Education Cabinet Secretary Fred Matiang'i on Monday said that they have hopes that Amina will clinch the seat during the January 30 vote.
Matiang'i, who is the chair of cabinet committee on Amina’s candidature, said Kenya will not relent in its campaigns to have Amina succeed in the bid.
The elections that will be held at Addis Ababa, Ethiopia, seek to replace South African Nkosazana Dlamini-Zuma who has occupied the seat since July 15, 2012.
Dlamini will not be seeking a second term as AUC chair, having done her first four years at the helm at one of the top seats at the AU.
"Kenya will not relent and is stepping up her campaigns for the AU top post on the continental front to ensure the Foreign Affairs CS carries the day," Matiang'i said.

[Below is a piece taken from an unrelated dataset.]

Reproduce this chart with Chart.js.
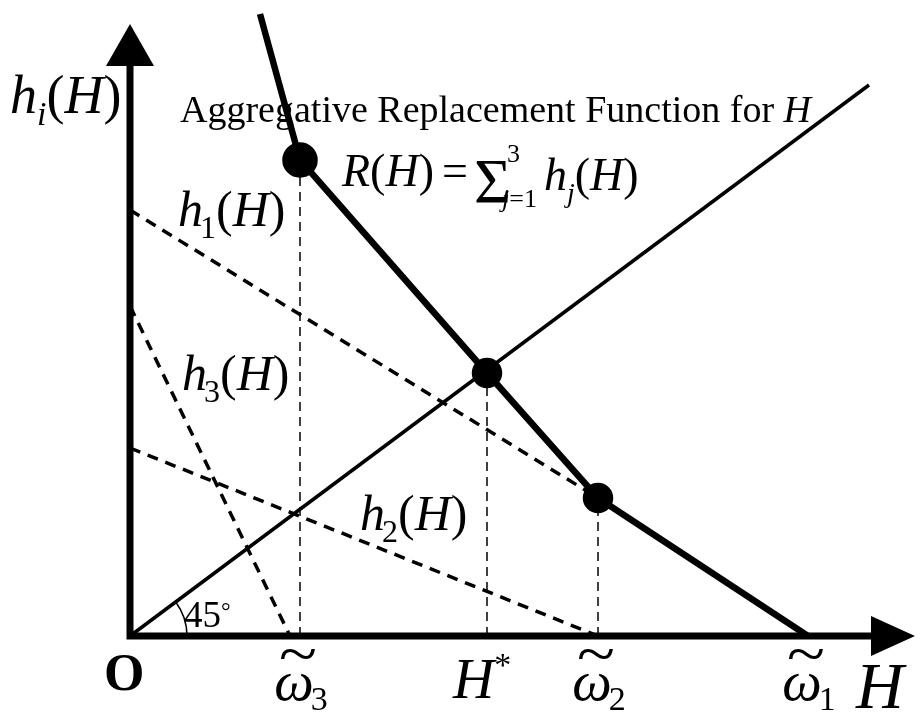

Matiang'i exuded confidence that Amina, upon winning, will push for achievement of Agenda 2063 that seeks to strengthen innovation and deployment of technology.
Last week, Deputy President William Ruto took the final leg of campaigns for Amina's bid to Mali where he met several leaders.
Amina remains optimistic that the African heads of state will move from the traditional voting and appoint her to the office.
The candidates are usually fielded by political and economic blocs as well as lingual groupings.
"My hope and my expectation is that I get votes from across the continent," she said.
Other candidates in the race include Botswana’s foreign minister Pelonomi Venson-Moitoi, Chad’s foreign minister Moussa Faki Mahamat as well as Equatorial Guinea’s foreign minister Agapito Mba Mokuy.
Senegal’s Bathily Abdoulaye who is the special UN envoy for Central Africa is also in the race for the AU seat.